Sementara itu pada kesempatan sebelumnya, Menlu-RI Hassan Wirajuda mengatakan sebagai negara dengan penduduk Muslim terbesar di dunia, Indonesia tidak dapat hanya berdiam diri, membaca berita mengenai konflik di Irak dan tidak melakukan apapun.

Menlu-RI mengatakan Pemerintah RI tidak serta merta hanya memberikan usulan solusi namun juga aktif menggalang upaya agar solusi yang diusulkan itu dapat diterima oleh semua pihak.

Namun menanggapi usulan Presiden Yudhoyono kepada Bush, anggota Komisi I DPR dari Fraksi Partai Golkar Yudi Chrisnandi berpendapat, Indonesia semestinya tidak perlu ikut campur dalam penyelesaian masalah Irak karena apa yang terjadi di Irak bukanlah tanggung jawab masyarakat internasional melainkan tanggung jawab AS.

Kondisi buruk yang terjadi di Irak saat ini, menurut Yudi, merupakan implikasi kebijakan luar negeri AS yang salah. Karena itu, yang harus bertanggung jawab adalah AS, bukan masyarakat internasional.

Menurut Yudi, usulan tersebut merupakan pendapat spontanitas Presiden untuk sekadar menyenangkan Bush yang sedang pusing mencari jalan keluar penyelesaian masalah Irak. Sedangkan mantan Ketua Komisi I DPR Aisyah Aminy berharap usulan Presiden Yudhoyono hanya sekedar keseleo lidah saja.

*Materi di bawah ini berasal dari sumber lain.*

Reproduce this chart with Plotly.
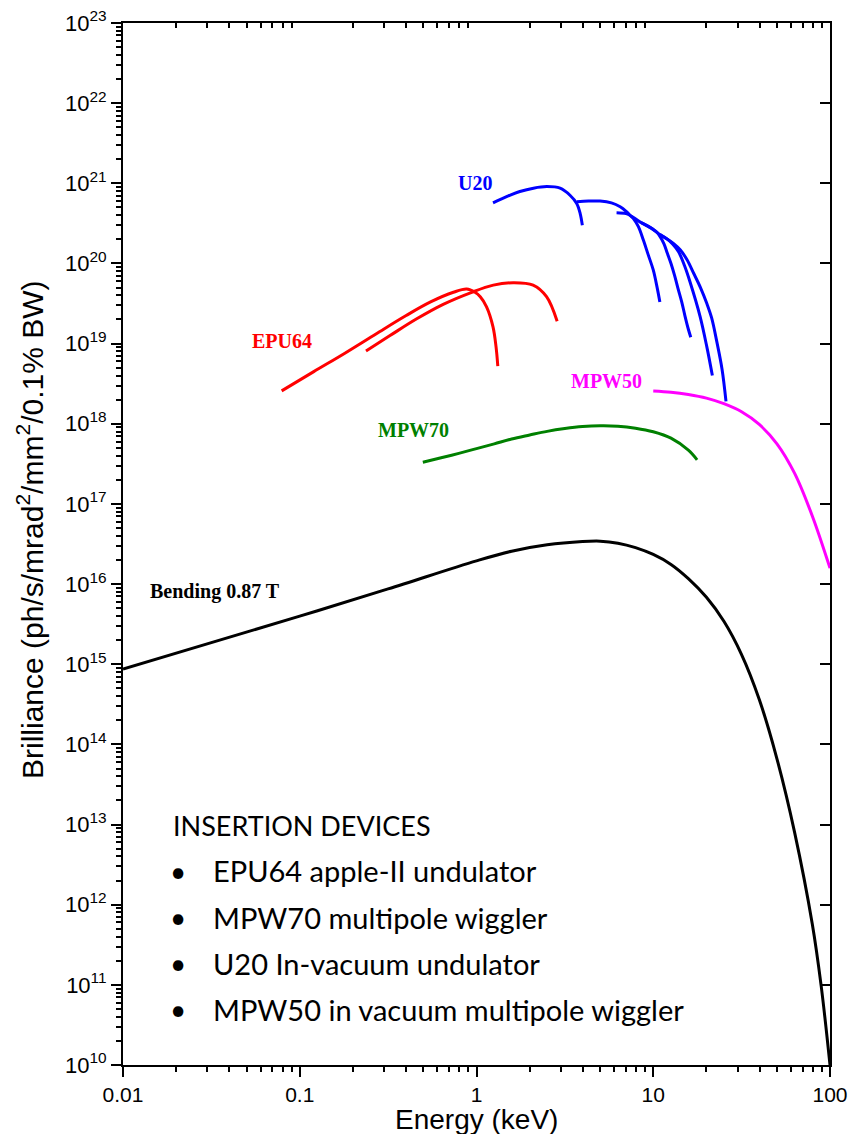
import plotly.graph_objects as go

# ---------------- data (energy in keV, brilliance) ----------------
bend_E = [0.01, 0.0316, 0.1, 0.316, 1.0, 1.58, 2.51, 3.98, 5.01, 6.31, 7.94, 10.0, 12.6, 15.8,
          20.0, 25.1, 31.6, 39.8, 50.1, 63.1, 79.4, 89.1, 100]
bend_B = [8.7e14, 1.86e15, 3.98e15, 8.7e15, 1.95e16, 2.57e16, 3.09e16, 3.39e16, 3.43e16, 3.24e16,
          2.85e16, 2.34e16, 1.76e16, 1.17e16, 6.84e15, 3.43e15, 1.32e15, 3.63e14, 6.61e13,
          7.94e12, 5.75e11, 9.77e10, 1.0e10]

mpw50_E = [10.0, 12.6, 15.8, 20.0, 25.1, 31.6, 39.8, 50.1, 63.1, 79.4, 100]
mpw50_B = [2.57e18, 2.48e18, 2.32e18, 2.09e18, 1.78e18, 1.41e18, 9.8e17, 5.62e17, 2.40e17, 7.08e16, 1.58e16]

mpw70_E = [0.497, 0.631, 0.794, 1.0, 1.26, 1.58, 2.0, 2.51, 3.16, 3.98, 5.01, 6.31, 7.94, 10.0,
           12.6, 15.8, 17.7]
mpw70_B = [3.31e17, 3.76e17, 4.27e17, 4.9e17, 5.62e17, 6.46e17, 7.24e17, 8.04e17, 8.71e17, 9.23e17,
           9.44e17, 9.33e17, 8.81e17, 7.94e17, 6.61e17, 4.68e17, 3.55e17]

epu64_a_E = [0.079, 0.12, 0.18, 0.27, 0.40, 0.55, 0.74, 0.88, 0.98, 1.05, 1.14, 1.24, 1.29, 1.32]
epu64_a_B = [2.57e18, 4.47e18, 7.6e18, 1.32e19, 2.24e19, 3.31e19, 4.37e19, 4.79e19, 4.37e19, 3.85e19,
             2.88e19, 1.62e19, 9.1e18, 5.25e18]

epu64_b_E = [0.237, 0.324, 0.459, 0.648, 0.94, 1.245, 1.61, 2.09, 2.49, 2.86]
epu64_b_B = [8.1e18, 1.26e19, 2.04e19, 3.09e19, 4.37e19, 5.37e19, 5.75e19, 5.37e19, 3.85e19, 1.9e19]

u20_h1_E = [1.24, 1.5, 1.76, 2.1, 2.5, 2.97, 3.38, 3.69, 3.86, 3.97]
u20_h1_B = [5.7e20, 6.9e20, 7.9e20, 8.7e20, 9.1e20, 8.7e20, 7.1e20, 5.6e20, 4.2e20, 3.0e20]

u20_h3_E = [3.69, 4.3, 5.0, 5.8, 6.5, 7.0, 7.38, 7.7, 8.24, 8.79, 9.38, 10.0, 10.5, 10.9]
u20_h3_B = [5.9e20, 6.0e20, 6.0e20, 5.7e20, 5.1e20, 4.5e20, 4.0e20, 3.66e20, 2.88e20, 1.96e20, 1.27e20,
            8.3e19, 5.1e19, 3.3e19]

u20_h5_E = [6.2, 7.0, 7.38, 8.4, 9.55, 10.0, 10.5, 10.96, 11.5, 12.0, 12.6, 13.2, 13.8, 14.5, 15.1,
            15.8, 16.3]
u20_h5_B = [4.3e20, 4.2e20, 4.0e20, 3.3e20, 2.82e20, 2.66e20, 2.45e20, 2.14e20, 1.76e20, 1.35e20,
            1.0e20, 7.1e19, 4.9e19, 3.3e19, 2.24e19, 1.51e19, 1.2e19]

u20_h7_E = [8.6, 9.6, 10.9, 11.9, 12.9, 13.9, 15.0, 16.1, 18.4, 20.1, 21.6]
u20_h7_B = [3.2e20, 2.82e20, 2.29e20, 2.04e20, 1.74e20, 1.4e20, 9.5e19, 6.0e19, 2.19e19, 9.1e18, 4.0e18]

u20_h9_E = [10.9, 11.9, 13.0, 14.2, 15.5, 16.9, 18.5, 20.1, 21.4, 22.9, 24.5, 25.8]
u20_h9_B = [2.29e20, 2.04e20, 1.78e20, 1.48e20, 1.12e20, 7.6e19, 5.0e19, 3.16e19, 2.09e19, 1.05e19,
            4.8e18, 1.9e18]

x_major = [0.01, 0.1, 1, 10, 100]
x_labels = ["0.01", "0.1", "1", "10", "100"]
y_exponents = list(range(10, 24))

legend_title = "INSERTION DEVICES"
legend_items = ["EPU64 apple-II undulator", "MPW70 multipole wiggler",
                "U20 In-vacuum undulator", "MPW50 in vacuum multipole wiggler"]

# ---------------- layout geometry ----------------
W, H = 849, 1134
L, R, T, B = 123, 830, 23, 1065
PW, PH = R - L, B - T


def px_x(x):
    return (x - L) / PW


def px_y(y):
    return (B - y) / PH


y_major = [10.0 ** e for e in y_exponents]
y_labels = ["10<sup>%d</sup>" % e for e in y_exponents]
x_minor = [m * 10.0 ** k for k in range(-2, 2) for m in range(2, 10)]
y_minor = [m * 10.0 ** k for k in range(10, 23) for m in range(2, 10)]

series = [
    (bend_E, bend_B, "black"),
    (mpw50_E, mpw50_B, "#ff00ff"),
    (mpw70_E, mpw70_B, "#008000"),
    (epu64_a_E, epu64_a_B, "#ff0000"),
    (epu64_b_E, epu64_b_B, "#ff0000"),
    (u20_h1_E, u20_h1_B, "#0000ff"),
    (u20_h3_E, u20_h3_B, "#0000ff"),
    (u20_h5_E, u20_h5_B, "#0000ff"),
    (u20_h7_E, u20_h7_B, "#0000ff"),
    (u20_h9_E, u20_h9_B, "#0000ff"),
]

fig = go.Figure()
for xs, ys, col in series:
    fig.add_trace(go.Scatter(x=xs, y=ys, mode="lines",
                             line=dict(color=col, width=3, shape="spline", smoothing=1.0),
                             showlegend=False, hoverinfo="skip"))

# invisible trace to activate the mirrored top/right axes
fig.add_trace(go.Scatter(x=[1], y=[1e15], xaxis="x2", yaxis="y2", mode="markers",
                         marker=dict(opacity=0), showlegend=False, hoverinfo="skip"))

tick_font = dict(family="Liberation Sans, Arial, sans-serif", size=21, color="black")

fig.update_layout(
    width=W, height=H,
    margin=dict(l=L, r=W - R, t=T, b=H - B, pad=0, autoexpand=False),
    paper_bgcolor="white", plot_bgcolor="white",
    showlegend=False,
    xaxis=dict(type="log", range=[-2, 2], showline=True, linewidth=2, linecolor="black",
               ticks="outside", ticklen=10, tickwidth=2, tickcolor="black",
               tickmode="array", tickvals=x_major, ticktext=x_labels, tickfont=tick_font,
               minor=dict(ticks="outside", ticklen=5, tickwidth=1.5, tickcolor="black",
                          tickmode="array", tickvals=x_minor),
               showgrid=False, zeroline=False, automargin=False),
    yaxis=dict(type="log", range=[10, 23], showline=True, linewidth=2, linecolor="black",
               ticks="outside", ticklen=10, tickwidth=2, tickcolor="black",
               tickmode="array", tickvals=y_major, ticktext=y_labels,
               tickfont=dict(family="Liberation Sans, Arial, sans-serif", size=22, color="black"),
               minor=dict(ticks="outside", ticklen=5, tickwidth=1.5, tickcolor="black",
                          tickmode="array", tickvals=y_minor),
               showgrid=False, zeroline=False, automargin=False),
    xaxis2=dict(type="log", range=[-2, 2], overlaying="x", side="top", anchor="y",
                showline=True, linewidth=2, linecolor="black",
                ticks="inside", ticklen=5, tickwidth=1.5, tickcolor="black",
                tickmode="array", tickvals=x_minor, showticklabels=False,
                showgrid=False, zeroline=False, automargin=False),
    yaxis2=dict(type="log", range=[10, 23], overlaying="y", side="right", anchor="x",
                showline=True, linewidth=2, linecolor="black",
                ticks="inside", ticklen=10, tickwidth=2, tickcolor="black",
                tickmode="array", tickvals=y_major, showticklabels=False,
                showgrid=False, zeroline=False, automargin=False),
)

ann = []
# axis titles
ann.append(dict(text="Energy (keV)", xref="paper", yref="paper", x=px_x(476), y=px_y(1119),
                xanchor="center", yanchor="middle", showarrow=False,
                font=dict(family="Liberation Sans, Arial, sans-serif", size=28, color="black")))
ann.append(dict(text="Brilliance (ph/s/mrad<sup>2</sup>/mm<sup>2</sup>/0.1% BW)",
                xref="paper", yref="paper", x=px_x(30), y=px_y(530), textangle=-90,
                xanchor="center", yanchor="middle", showarrow=False,
                font=dict(family="Liberation Sans, Arial, sans-serif", size=30, color="black")))

# curve labels (positions in log10 data units)
serif = "Liberation Serif, Times New Roman, serif"
labels = [
    ("U20", -0.01, 21.0, "#0000ff", "center"),
    ("EPU64", -1.10, 19.03, "#ff0000", "center"),
    ("MPW70", -0.359, 17.92, "#008000", "center"),
    ("MPW50", 0.738, 18.53, "#ff00ff", "center"),
    ("Bending 0.87 T", -1.859, 15.91, "black", "left"),
]
for txt, lx, ly, col, xa in labels:
    ann.append(dict(text="<b>%s</b>" % txt, x=lx, y=ly, xref="x", yref="y",
                    xanchor=xa, yanchor="middle", showarrow=False,
                    font=dict(family=serif, size=20, color=col)))

# insertion device text block
sans = "Lato, Carlito, Calibri, sans-serif"
ann.append(dict(text=legend_title, xref="paper", yref="paper", x=px_x(171), y=px_y(825),
                xanchor="left", yanchor="middle", showarrow=False,
                font=dict(family=sans, size=27, color="black")))
line_y = [871, 917, 963, 1009]
for item, yy in zip(legend_items, line_y):
    ann.append(dict(text="•", xref="paper", yref="paper", x=px_x(178), y=px_y(yy),
                    xanchor="center", yanchor="middle", showarrow=False,
                    font=dict(family=sans, size=28, color="black")))
    ann.append(dict(text=item, xref="paper", yref="paper", x=px_x(211), y=px_y(yy),
                    xanchor="left", yanchor="middle", showarrow=False,
                    font=dict(family=sans, size=29, color="black")))

fig.update_layout(annotations=ann)
fig.write_html("out.html")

Jika AS menyatakan tidak mampu menyelesaikan masalah Irak dan menyerahkannya kepada PBB, baru Indonesia dapat berperan lebih jauh.

"Jadi kalau Indonesia ingin terlibat di dalam maka harus tunggu sampai persoalan ini diambil alih PBB, dan kita bisa masuk jika diminta PBB," ucap Yudi Chrisnandi.

Sementara itu Kamis (30/11), Pasukan Irak dan Amerika Serikat menemukan sedikitnya 86 jenazah di seluruh Irak selama 24 jam, kata pejabat militer AS dan keamanan setempat.

Seorang pejabat keamanan mengatakan bahwa 58 jenazah itu ditemukan di Baghdad, sedangkan militer AS mengatakan, 28 jenazah lainnya ditemukan di pemakaman massal di provinsi timur-laut Diyala.

Istri Dulmatin

Pada kesempatan itu Jubir Deplu-RI juga mengatakan bahwa Istiada Oemar Sovie --istri tersangka tindak pidana terorisme, Dulmatin-- dan dua orang anaknya, Idar Oemar dan Ali telah dideportasi oleh Pemerintah Filipina, Kamis (30/11).

"Mereka dideportasi dengan alasan pelanggaran dokumen perjalanan dan over-stay (melanggar masa tinggal). Pihak KBRI di Filipina telah membantu proses pemulangan," katanya.

Menurut Jubir Deplu-RI, sekalipun sebagai istri tersangka teroris, Istiada tidak mengalami perlakuan yang berbeda dengan sejumlah warga negara Indonesia (WNI) lain yang dideportasi.